PROBLEM DETAILS: Could the lines from the start of the data through the line with "bar_domain = bar_keys[:3]" be set down exactly, with no pictures among them?

INFORMATION PROVIDED:

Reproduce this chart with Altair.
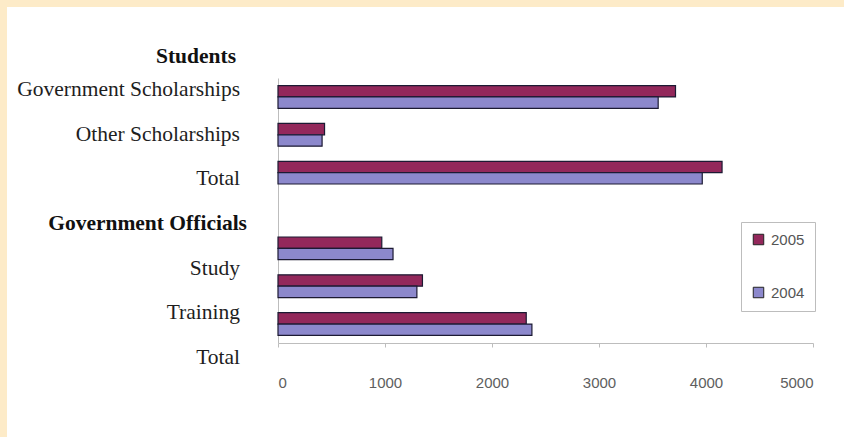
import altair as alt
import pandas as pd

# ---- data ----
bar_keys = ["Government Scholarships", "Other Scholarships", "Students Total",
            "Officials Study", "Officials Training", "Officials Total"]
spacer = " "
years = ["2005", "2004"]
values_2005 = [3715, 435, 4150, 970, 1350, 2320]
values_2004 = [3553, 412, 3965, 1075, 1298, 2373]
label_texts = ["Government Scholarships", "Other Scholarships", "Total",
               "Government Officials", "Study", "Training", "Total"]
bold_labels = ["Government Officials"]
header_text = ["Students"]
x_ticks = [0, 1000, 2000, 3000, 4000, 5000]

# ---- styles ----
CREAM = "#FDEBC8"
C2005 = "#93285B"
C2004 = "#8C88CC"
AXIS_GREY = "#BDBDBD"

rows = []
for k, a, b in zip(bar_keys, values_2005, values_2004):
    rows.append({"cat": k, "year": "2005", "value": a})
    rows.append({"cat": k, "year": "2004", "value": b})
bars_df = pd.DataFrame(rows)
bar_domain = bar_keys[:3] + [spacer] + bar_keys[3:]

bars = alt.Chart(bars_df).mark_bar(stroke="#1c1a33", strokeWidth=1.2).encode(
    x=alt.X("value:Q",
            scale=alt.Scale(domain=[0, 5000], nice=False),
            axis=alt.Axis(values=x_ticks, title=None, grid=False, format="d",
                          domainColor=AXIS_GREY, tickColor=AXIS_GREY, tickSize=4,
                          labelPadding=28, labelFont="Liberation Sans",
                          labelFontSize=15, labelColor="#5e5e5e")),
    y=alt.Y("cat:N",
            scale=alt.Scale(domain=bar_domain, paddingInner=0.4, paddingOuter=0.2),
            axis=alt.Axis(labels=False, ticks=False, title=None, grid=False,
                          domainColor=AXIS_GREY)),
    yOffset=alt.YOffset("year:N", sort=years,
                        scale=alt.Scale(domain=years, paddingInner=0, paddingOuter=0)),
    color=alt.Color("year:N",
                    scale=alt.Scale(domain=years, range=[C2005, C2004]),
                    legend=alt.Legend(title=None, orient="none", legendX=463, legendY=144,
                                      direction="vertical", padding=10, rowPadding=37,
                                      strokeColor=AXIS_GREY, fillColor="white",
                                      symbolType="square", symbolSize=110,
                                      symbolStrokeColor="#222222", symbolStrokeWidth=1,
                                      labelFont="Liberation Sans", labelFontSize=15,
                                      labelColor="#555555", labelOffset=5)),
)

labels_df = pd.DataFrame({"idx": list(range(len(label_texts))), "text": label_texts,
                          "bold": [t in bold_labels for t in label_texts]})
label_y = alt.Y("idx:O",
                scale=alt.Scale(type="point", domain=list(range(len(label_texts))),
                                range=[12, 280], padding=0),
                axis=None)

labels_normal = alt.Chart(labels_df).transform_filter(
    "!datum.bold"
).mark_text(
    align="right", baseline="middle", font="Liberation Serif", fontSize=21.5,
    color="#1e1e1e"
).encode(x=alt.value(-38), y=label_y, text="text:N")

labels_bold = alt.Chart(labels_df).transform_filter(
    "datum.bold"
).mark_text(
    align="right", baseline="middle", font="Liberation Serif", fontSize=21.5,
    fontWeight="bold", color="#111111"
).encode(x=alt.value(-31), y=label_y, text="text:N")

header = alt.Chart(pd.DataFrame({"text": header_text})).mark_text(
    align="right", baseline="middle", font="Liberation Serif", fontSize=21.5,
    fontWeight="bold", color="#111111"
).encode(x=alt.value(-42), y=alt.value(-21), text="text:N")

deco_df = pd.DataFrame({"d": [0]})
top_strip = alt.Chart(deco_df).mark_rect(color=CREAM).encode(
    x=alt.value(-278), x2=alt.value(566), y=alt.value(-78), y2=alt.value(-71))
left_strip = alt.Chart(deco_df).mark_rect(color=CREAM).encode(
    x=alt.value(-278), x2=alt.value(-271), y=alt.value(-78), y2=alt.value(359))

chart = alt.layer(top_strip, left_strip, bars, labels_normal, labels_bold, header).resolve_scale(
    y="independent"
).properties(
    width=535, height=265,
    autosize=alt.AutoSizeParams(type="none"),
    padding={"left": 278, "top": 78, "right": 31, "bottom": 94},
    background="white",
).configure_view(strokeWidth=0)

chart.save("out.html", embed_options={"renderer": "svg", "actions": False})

FULL ANSWER:
Reproduce this chart with Altair.
import altair as alt
import pandas as pd

# ---- data ----
bar_keys = ["Government Scholarships", "Other Scholarships", "Students Total",
            "Officials Study", "Officials Training", "Officials Total"]
spacer = " "
years = ["2005", "2004"]
values_2005 = [3715, 435, 4150, 970, 1350, 2320]
values_2004 = [3553, 412, 3965, 1075, 1298, 2373]
label_texts = ["Government Scholarships", "Other Scholarships", "Total",
               "Government Officials", "Study", "Training", "Total"]
bold_labels = ["Government Officials"]
header_text = ["Students"]
x_ticks = [0, 1000, 2000, 3000, 4000, 5000]

# ---- styles ----
CREAM = "#FDEBC8"
C2005 = "#93285B"
C2004 = "#8C88CC"
AXIS_GREY = "#BDBDBD"

rows = []
for k, a, b in zip(bar_keys, values_2005, values_2004):
    rows.append({"cat": k, "year": "2005", "value": a})
    rows.append({"cat": k, "year": "2004", "value": b})
bars_df = pd.DataFrame(rows)
bar_domain = bar_keys[:3] + [spacer] + bar_keys[3:]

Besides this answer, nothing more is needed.